Wow, you look so well!
One of the most difficult aspects of my diagnosis has been looking well. Melanoma doesn’t respond well to chemotherapy, and it is not an option for me. When I first ‘came out’ about my cancer, I was asked a lot of questions about chemotherapy. When would I have it? When would I lose my hair? How could I have a serious illness, but look so healthy? And (the worst): did I actually have a serious illness? Despite all my rounds of surgery, and the trauma that comes with any cancer diagnosis, I began to feel as if my specific ‘flavour’ of cancer was being downplayed. If I mentioned melanoma, I felt as if I had to explain that I had always looked after my skin, and actually my diagnosis was not down to any irresponsible behaviour. As an aside: just wear your sunscreen! And no, I have no idea if that mole on your arm is dodgy…
Cancer messes with your head
Although I know deep down that my diagnosis is serious, it took me a long time to stop feeling like a cancer fraud. Not only do I look healthier than ‘the average cancer patient’ (fun fact: there’s no such thing!), but I can’t relate to many support group discussions about chemotherapy and radiotherapy side effects as I had never had that experience. Even if my cancer progresses, chemotherapy will be a last resort.
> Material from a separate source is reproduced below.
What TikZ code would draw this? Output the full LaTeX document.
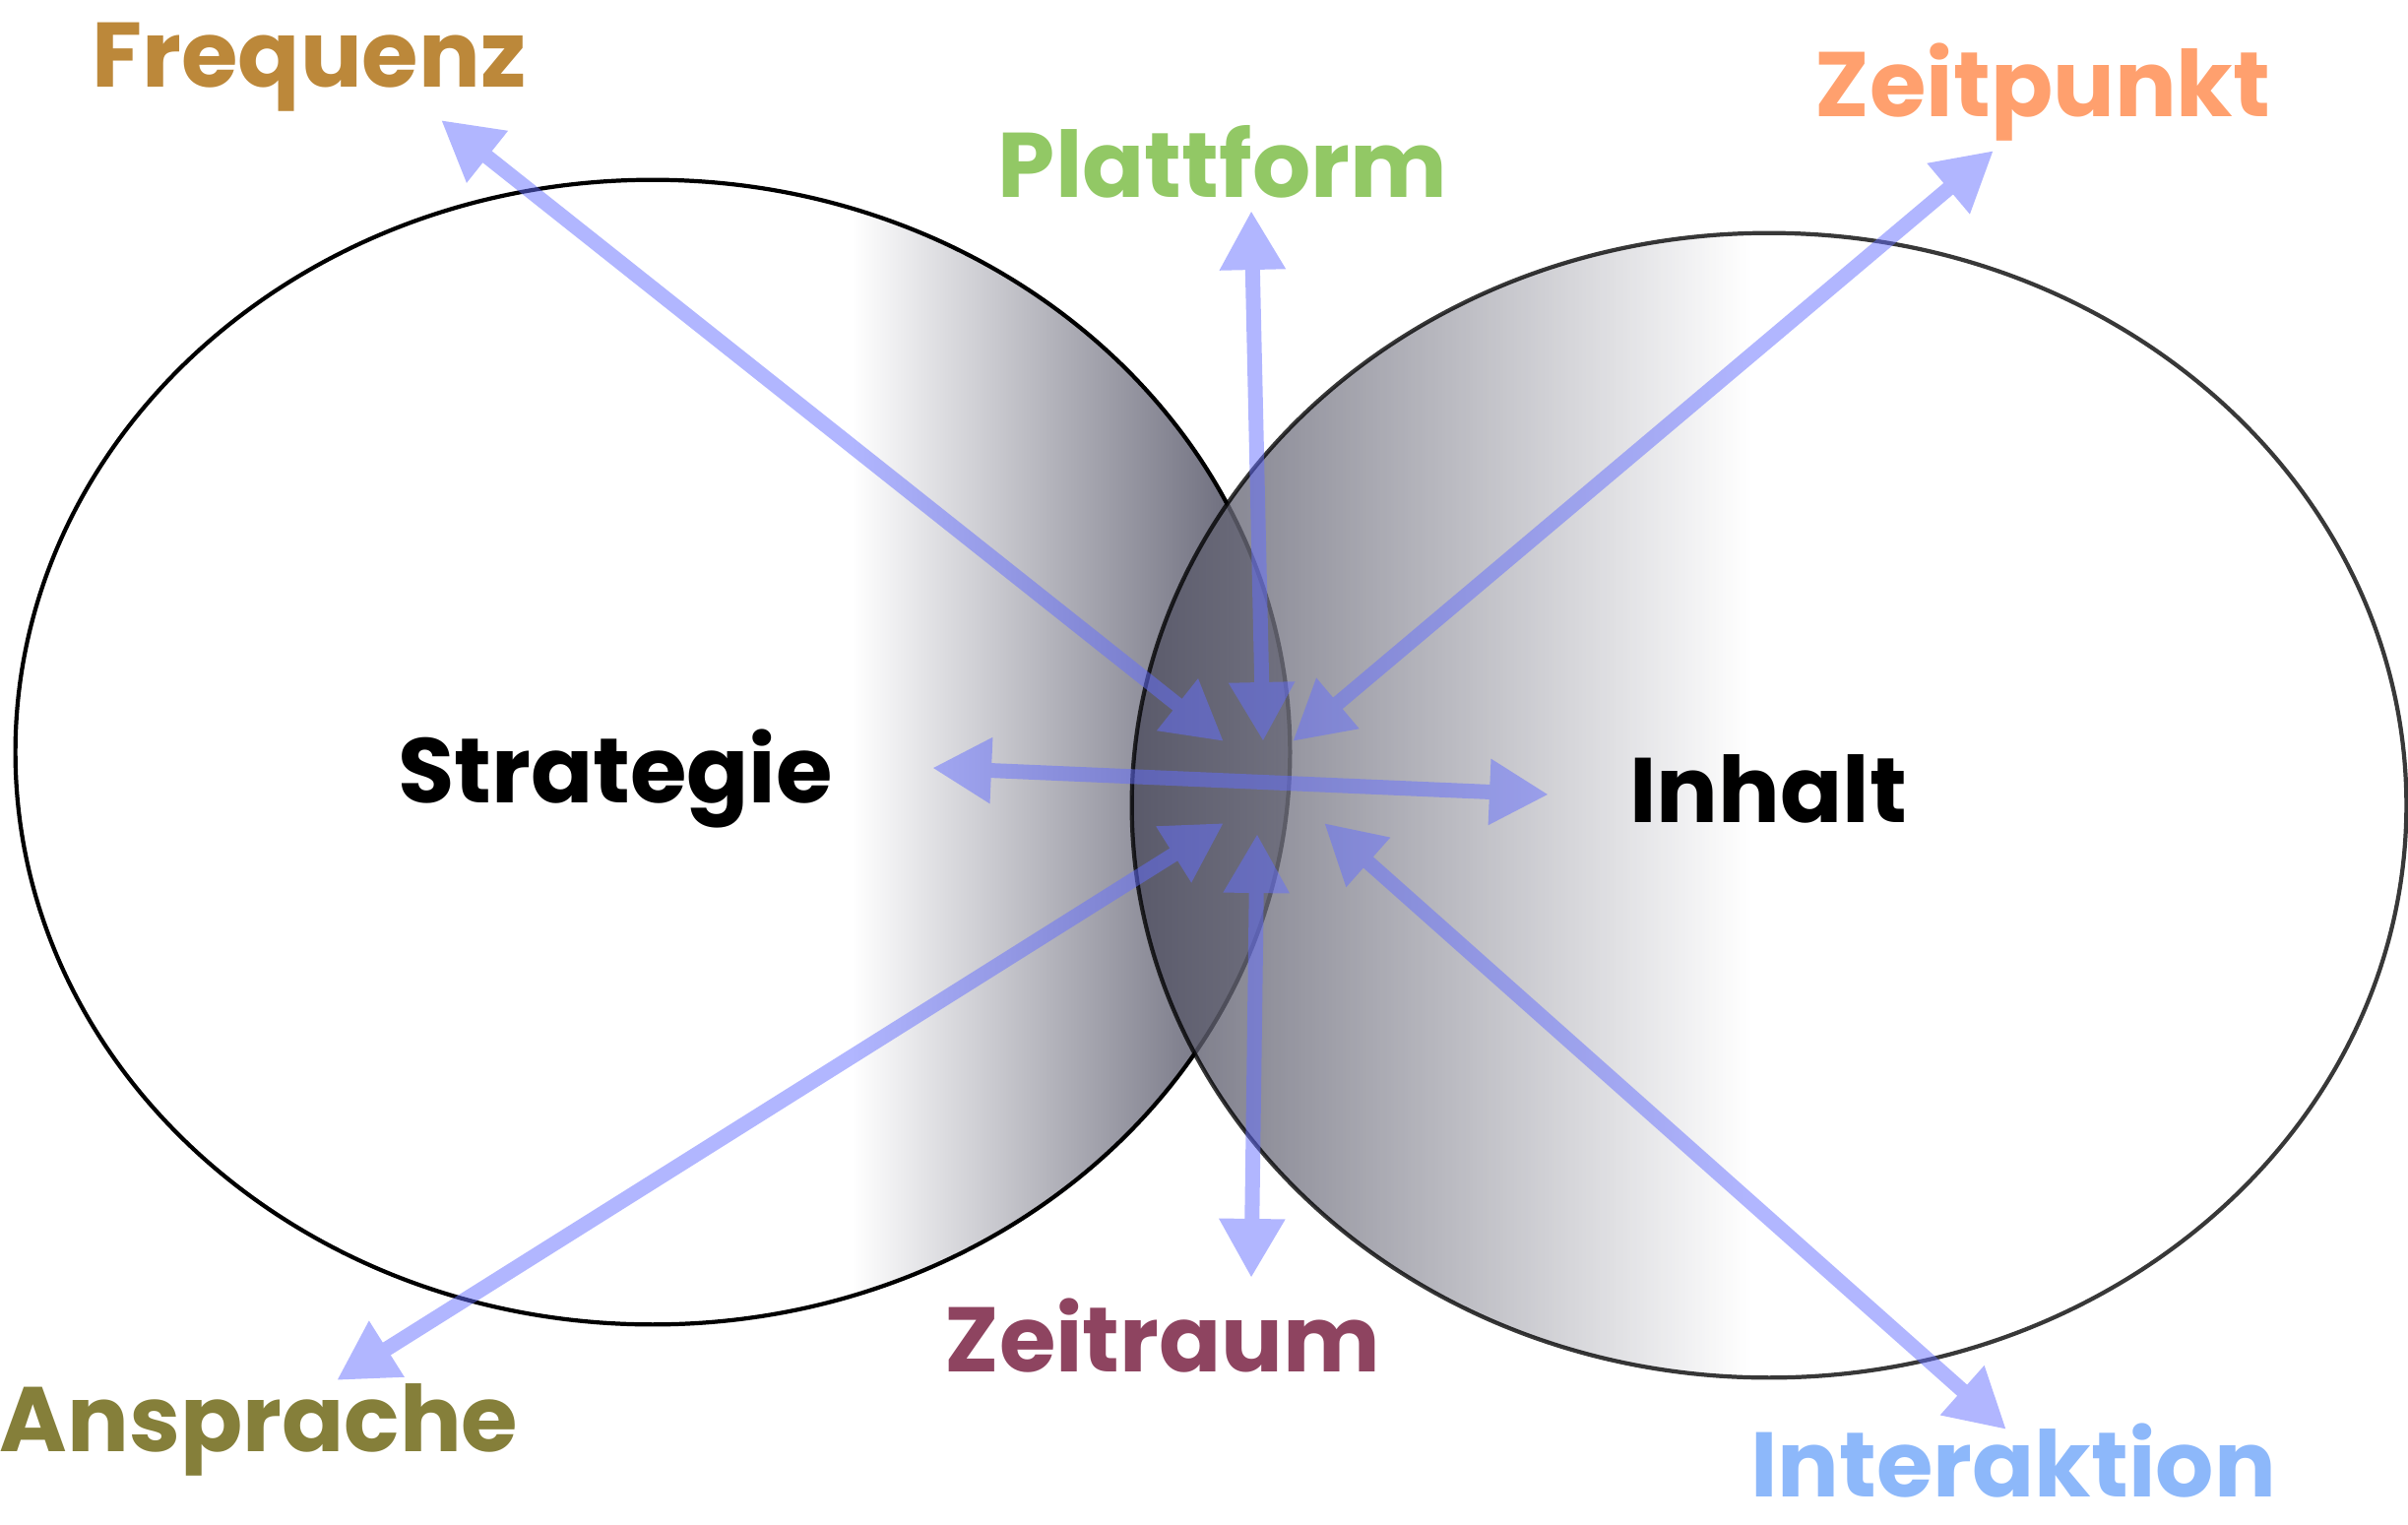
\documentclass[tikz,border=0pt]{standalone}
\usepackage{fontspec}
\setmainfont{Poppins}
\usetikzlibrary{arrows.meta,shapes.geometric}
\definecolor{ldark}{RGB}{88,88,106}
\definecolor{rdark}{RGB}{74,74,92}
\definecolor{linkblue}{RGB}{100,110,255}
\definecolor{cfreq}{RGB}{188,136,58}
\definecolor{cplat}{RGB}{146,200,101}
\definecolor{czeit}{RGB}{255,160,110}
\definecolor{cansp}{RGB}{133,127,58}
\definecolor{craum}{RGB}{142,68,96}
\definecolor{cinter}{RGB}{141,184,250}
\pgfdeclarehorizontalshading{leftfade}{100bp}{color(0bp)=(white); color(57.8bp)=(white); color(75bp)=(ldark); color(100bp)=(ldark)}
\pgfdeclarehorizontalshading{rightfade}{100bp}{color(0bp)=(rdark); color(25bp)=(rdark); color(49.3bp)=(white); color(100bp)=(white)}
\begin{document}
\begin{tikzpicture}[x=0.01cm, y=-0.01cm,
	blob/.style={ellipse, draw, line width=1.2pt, minimum width=12.94cm, minimum height=11.62cm, inner sep=0pt},
	lbl/.style={font=\fontsize{26.5}{30}\selectfont\bfseries, anchor=base, inner sep=0pt},
	link/.style={draw=linkblue, line width=0.15cm, {Triangle[length=0.6cm,width=0.63cm]}-{Triangle[length=0.6cm,width=0.63cm]}}]
	\useasboundingbox (0,0) rectangle (2446,1548);
%	\draw[help lines, step=100] (0,0) grid (2446,1548);
	\node[blob, shade, shading=leftfade] (strat) at (663,764) {};
	\node[blob, shade, shading=rightfade, opacity=0.78] (inh) at (1797,818) {};
	\node[lbl] (strat-lbl) at (625,815) {Strategie};
	\node[lbl] (inh-lbl) at (1796,835) {Inhalt};
	\node[lbl, text=cfreq] (frq) at (314,88) {Frequenz};
	\node[lbl, text=cplat] (plt) at (1242,200) {Plattform};
	\node[lbl, text=czeit] (zpk) at (2075,118) {Zeitpunkt};
	\node[lbl, text=cansp] (asp) at (263,1474) {Ansprache};
	\node[lbl, text=craum] (zrm) at (1181,1393) {Zeitraum};
	\node[lbl, text=cinter] (int) at (2045,1520) {Interaktion};
	% arrow ends
	\coordinate (frq-a) at (448,122);   \coordinate (frq-b) at (1243,753);
	\coordinate (plt-a) at (1271,214);  \coordinate (plt-b) at (1283,753);
	\coordinate (zpk-a) at (2025,153);  \coordinate (zpk-b) at (1313,753);
	\coordinate (mid-a) at (947,780);   \coordinate (mid-b) at (1573,807);
	\coordinate (asp-a) at (342,1402);  \coordinate (asp-b) at (1243,836);
	\coordinate (zrm-a) at (1271,1298); \coordinate (zrm-b) at (1277,847);
	\coordinate (int-a) at (2038,1452); \coordinate (int-b) at (1345,836);
	\begin{scope}[transparency group, opacity=0.5]
		\draw[link] (frq-a) -- (frq-b);
		\draw[link] (plt-a) -- (plt-b);
		\draw[link] (zpk-a) -- (zpk-b);
		\draw[link] (mid-a) -- (mid-b);
		\draw[link] (asp-a) -- (asp-b);
		\draw[link] (zrm-a) -- (zrm-b);
		\draw[link] (int-a) -- (int-b);
	\end{scope}
\end{tikzpicture}
\end{document}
Through Shine, I’ve been able to meet others who have ‘just had surgery’ and can relate to some of the feelings I’ve described. It’s unlikely that I’ll ever meet someone who has the same diagnosis as me (if you have mucosal melanoma, please make yourself known!), but it is wonderful to be part of a community that acknowledges all the effects that a cancer diagnosis can have. I don’t have to explain or justify myself anymore!
I’ve only lived with cancer for a few months, yet the experience has already taught me a lot about myself. It matters less and less what other people think or believe about my illness. Instead, I focus on how I feel, and my own perceptions of my strengths and limitations. I’m finally giving myself the space to listen to my own needs – and that could be anything from needing to burn off some energy at the gym, to requiring a lazy day of nothing on the sofa.
It is so important to listen to yourself.